Son implication dans les arts est sans égal. Les nombreux prix officiels qu’il a reçus aux niveaux municipal, provincial et national témoignent du rôle exceptionnel qu’il a joué dans le monde culturel. Noël fut un grand ami de mon père et d’ailleurs j’ai toujours considéré Noël comme un deuxième père. Noël guidait sans dicter ; il nous permettait de faire des erreurs, mais surtout il nous permettait d’en tirer des leçons ; il débattait et discutait avec un enthousiasme incomparable tout en révélant de nouveaux horizons et défis qu’on souhaiterait peut-être poursuivre. Il était autant un visionnaire dans les arts que dans les affaires. Ses associations avec le Conseil des Arts de Montréal et en tant que membre du conseil d’administration du Centre national des Arts à Ottawa en font preuves. Si et quand vous aviez besoin de conseils ou d’aide, il était là. Il reflétait parfaitement la merveilleuse phrase du Mahatma Gandhi : « La meilleure façon de se trouver est de se perdre au service des autres. »
Noël était un leader qui prêchait par l’exemple dans tous les sens du terme. À une époque où tant de personnes semblent avoir besoin de conseils ou cherchent des modèles, Noël Spinelli représente un modèle de choix. J’aurais souhaité que tous aient pu avoir son mélange de générosité et d’humanité, son intégrité et son authenticité, sa capacité à inspirer et surtout sa passion pour la vie. J’ai rarement rencontré quelqu’un avec autant de passion pour la vie. Ça se sentait, ça se voyait dans son sourire et ça s’entendait dans son inimitable rire.
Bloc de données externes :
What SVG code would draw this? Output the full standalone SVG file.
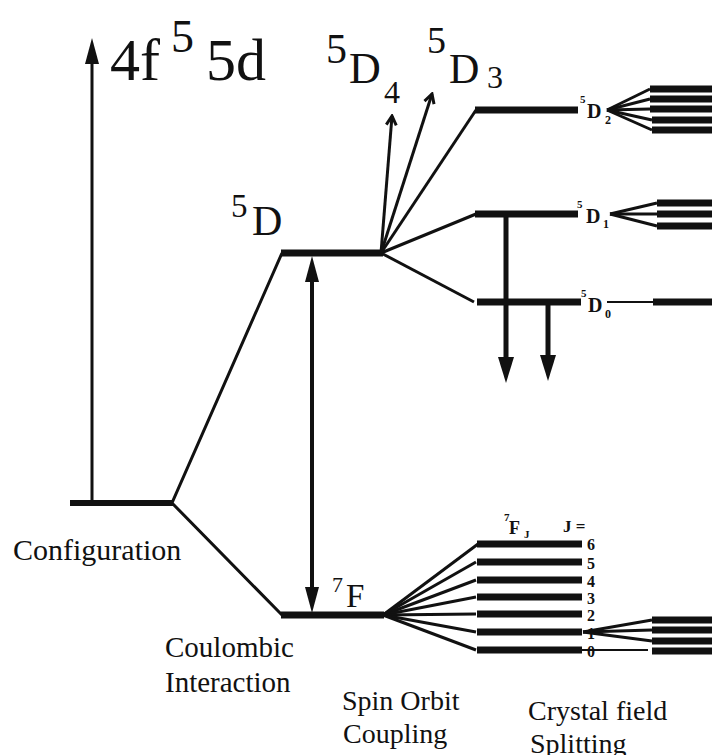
<svg xmlns="http://www.w3.org/2000/svg" width="714" height="755" viewBox="0 0 714 755" font-family="'Liberation Serif', 'Times New Roman', Tinos, 'DejaVu Serif', serif">
<style>
  .lvl{stroke:#111;stroke-width:7;fill:none}
  .cf{stroke:#111;stroke-width:7;fill:none}
  .ln{stroke:#111;stroke-width:3;fill:none}
  .thin{stroke:#111;stroke-width:2;fill:none}
  text{font-family:'Liberation Serif', 'Times New Roman', Tinos, 'DejaVu Serif', serif;fill:#111}
  .b{font-weight:bold}
</style>
<defs>
  <marker id="head" markerUnits="userSpaceOnUse" viewBox="0 0 26 14" markerWidth="26" markerHeight="14" refX="10" refY="7" orient="auto-start-reverse">
    <path d="M0,0 L26,7 L0,14 z" fill="#111"/>
  </marker>
  <marker id="headB" markerUnits="userSpaceOnUse" viewBox="0 0 26 16" markerWidth="26" markerHeight="16" refX="10" refY="8" orient="auto">
    <path d="M0,0 L26,8 L0,16 z" fill="#111"/>
  </marker>
  <marker id="open" markerUnits="userSpaceOnUse" viewBox="-12 -7 14 14" markerWidth="14" markerHeight="14" refX="0" refY="0" orient="auto">
    <path d="M-9,-5 L0,0 L-9,5" fill="none" stroke="#111" stroke-width="3"/>
  </marker>
</defs>
<rect width="714" height="755" fill="#fff"/>

<g id="connectors">
  <line class="ln" x1="92" y1="503" x2="92" y2="54" marker-end="url(#head)"/>
  <polyline class="ln" points="282,253 172,503 282,615"/>
  <line x1="312" y1="272" x2="312" y2="597" stroke="#111" stroke-width="4" marker-start="url(#head)" marker-end="url(#head)"/>
  <line class="ln" x1="381" y1="253" x2="392" y2="116" marker-end="url(#open)"/>
  <line class="ln" x1="381" y1="253" x2="432" y2="94" marker-end="url(#open)"/>
  <line class="ln" x1="381" y1="253" x2="476" y2="110"/>
  <line class="ln" x1="381" y1="253" x2="476" y2="214"/>
  <line class="ln" x1="381" y1="253" x2="474" y2="302"/>
  <line x1="506" y1="214" x2="506" y2="367" stroke="#111" stroke-width="5" marker-end="url(#headB)"/>
  <line x1="548" y1="302" x2="548" y2="365" stroke="#111" stroke-width="5" marker-end="url(#headB)"/>
  <line class="ln" x1="383" y1="615" x2="478" y2="544"/>
  <line class="ln" x1="383" y1="615" x2="476" y2="562"/>
  <line class="ln" x1="383" y1="615" x2="476" y2="580"/>
  <line class="ln" x1="383" y1="615" x2="476" y2="597"/>
  <line class="ln" x1="383" y1="615" x2="476" y2="614"/>
  <line class="ln" x1="383" y1="615" x2="476" y2="632"/>
  <line class="ln" x1="383" y1="615" x2="476" y2="650"/>
  <line class="ln" x1="607" y1="110" x2="650" y2="89"/>
  <line class="ln" x1="607" y1="110" x2="650" y2="99"/>
  <line class="ln" x1="607" y1="110" x2="650" y2="109"/>
  <line class="ln" x1="607" y1="110" x2="652" y2="120"/>
  <line class="ln" x1="607" y1="110" x2="652" y2="130"/>
  <line class="ln" x1="610" y1="214" x2="657" y2="203"/>
  <line class="ln" x1="610" y1="214" x2="657" y2="214"/>
  <line class="ln" x1="610" y1="214" x2="657" y2="226"/>
  <line class="thin" x1="607" y1="302" x2="654" y2="302"/>
  <line class="ln" x1="583" y1="632" x2="652" y2="620"/>
  <line class="ln" x1="583" y1="632" x2="652" y2="630"/>
  <line class="ln" x1="583" y1="632" x2="652" y2="641"/>
  <line class="thin" x1="582" y1="650" x2="648" y2="650"/>
</g>

<g id="configuration">
  <line x1="70" y1="503" x2="173" y2="503" stroke="#111" stroke-width="6"/>
  <text x="110" y="80" font-size="60">4f</text>
  <text x="171" y="52" font-size="46">5</text>
  <text x="206" y="80" font-size="60">5d</text>
  <text x="13" y="560" font-size="30">Configuration</text>
</g>

<g id="term-5D">
  <line class="lvl" x1="281" y1="253" x2="383" y2="253"/>
  <text x="231" y="217" font-size="33">5</text>
  <text x="252" y="235" font-size="42">D</text>
</g>

<g id="term-7F">
  <line class="lvl" x1="281" y1="615" x2="384" y2="615"/>
  <text x="332" y="592" font-size="22">7</text>
  <text x="346" y="607" font-size="33">F</text>
</g>

<g id="level-5D4">
  <text x="326" y="63" font-size="42">5</text>
  <text x="349" y="83" font-size="44">D</text>
  <text x="384" y="103" font-size="32">4</text>
</g>

<g id="level-5D3">
  <text x="427" y="53" font-size="38">5</text>
  <text x="449" y="83" font-size="42">D</text>
  <text x="487" y="88" font-size="32">3</text>
</g>

<g id="level-5D2">
  <line class="lvl" x1="475" y1="110" x2="578" y2="110"/>
  <text class="b" x="580" y="103" font-size="11">5</text>
  <text class="b" x="587" y="118" font-size="20">D</text>
  <text class="b" x="605" y="124" font-size="12">2</text>
  <line class="cf" x1="650" y1="89" x2="712" y2="89"/>
  <line class="cf" x1="650" y1="99" x2="712" y2="99"/>
  <line class="cf" x1="650" y1="109" x2="712" y2="109"/>
  <line class="cf" x1="652" y1="120" x2="712" y2="120"/>
  <line class="cf" x1="652" y1="130" x2="712" y2="130"/>
</g>

<g id="level-5D1">
  <line class="lvl" x1="475" y1="214" x2="578" y2="214"/>
  <text class="b" x="577" y="208" font-size="11">5</text>
  <text class="b" x="586" y="223" font-size="20">D</text>
  <text class="b" x="603" y="228" font-size="12">1</text>
  <line class="cf" x1="657" y1="203" x2="712" y2="203"/>
  <line class="cf" x1="657" y1="214" x2="712" y2="214"/>
  <line class="cf" x1="657" y1="226" x2="712" y2="226"/>
</g>

<g id="level-5D0">
  <line class="lvl" x1="477" y1="302" x2="581" y2="302"/>
  <text class="b" x="581" y="297" font-size="11">5</text>
  <text class="b" x="588" y="312" font-size="20">D</text>
  <text class="b" x="605" y="318" font-size="12">0</text>
  <line class="cf" x1="653" y1="302" x2="712" y2="302"/>
</g>

<g id="levels-7FJ">
  <text class="b" x="504" y="521" font-size="11">7</text>
  <text class="b" x="509" y="534" font-size="18">F</text>
  <text class="b" x="524" y="538" font-size="11">J</text>
  <text class="b" x="563" y="532" font-size="17">J =</text>
  <line class="lvl" x1="477" y1="544" x2="582" y2="544"/>
  <line class="lvl" x1="477" y1="562" x2="582" y2="562"/>
  <line class="lvl" x1="477" y1="580" x2="582" y2="580"/>
  <line class="lvl" x1="477" y1="597" x2="582" y2="597"/>
  <line class="lvl" x1="477" y1="614" x2="582" y2="614"/>
  <line class="lvl" x1="477" y1="632" x2="582" y2="632"/>
  <line class="lvl" x1="477" y1="650" x2="582" y2="650"/>
  <text class="b" x="587" y="550" font-size="16">6</text>
  <text class="b" x="587" y="569" font-size="16">5</text>
  <text class="b" x="587" y="587" font-size="16">4</text>
  <text class="b" x="587" y="604" font-size="16">3</text>
  <text class="b" x="587" y="621" font-size="16">2</text>
  <text class="b" x="587" y="639" font-size="16">1</text>
  <text class="b" x="587" y="657" font-size="16">0</text>
  <line class="cf" x1="652" y1="620" x2="712" y2="620"/>
  <line class="cf" x1="652" y1="630" x2="712" y2="630"/>
  <line class="cf" x1="652" y1="641" x2="712" y2="641"/>
  <line class="cf" x1="652" y1="651" x2="712" y2="651"/>
</g>

<g id="captions">
  <text x="165" y="657" font-size="29">Coulombic</text>
  <text x="165" y="692" font-size="29">Interaction</text>
  <text x="342" y="710" font-size="28">Spin Orbit</text>
  <text x="343" y="743" font-size="28">Coupling</text>
  <text x="528" y="720" font-size="28">Crystal field</text>
  <text x="530" y="753" font-size="28">Splitting</text>
</g>
</svg>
Cette passion de vivre était dévorante ; c’était communicatif et instrumental dans ma vie. Quand je pense à Noël, je me souviens d’une phrase de Ralph Waldo Emerson : « Le but de la vie n’est pas d’être heureux. C’est d’être utile, d’être honorable, d’être empathique, faire en sorte que vous ayez vécu et bien vécu. » Sa vie est avant tout une leçon de tout ce qui est bon et noble chez l’homme. Pour ceux qui se souviennent de lui depuis sa jeunesse, vous savez qu’il était un musicien enthousiaste – un contrebassiste de talent et un crooner de grande distinction (j’ai entendu les bandes et je n’exagère pas). Pour moi, son amour démesuré de la musique et de l’opéra est un souvenir impérissable. Il avait la plus grande collection d’enregistrements de l’opéra de Puccini, Tosca, que j’ai jamais vu. Et il connaissait l’opéra par cœur.
Peu importe son succès en tant qu’entrepreneur, peu importe sa valeur en tant que mécène des arts et des projets sociaux et éducatifs, il n’y avait rien qui lui faisait vibrer comme son amour pour sa famille. Tout ce que vous aviez à faire était de lui rendre visite chez lui pour voir toutes les photos et souvenirs d’enfants, petits-enfants et membres de la famille. Et sur toutes les photos, tout le monde souriait. En effet, homme était aussi ce sourire.
Je quitte avec les mots d’Erwin McManus qui a écrit :
« Une vie bien vécue est l’œuvre d’art la plus exquise »
Si c’est le cas, la vie de Noël Spinelli fut un véritable chef d’œuvre.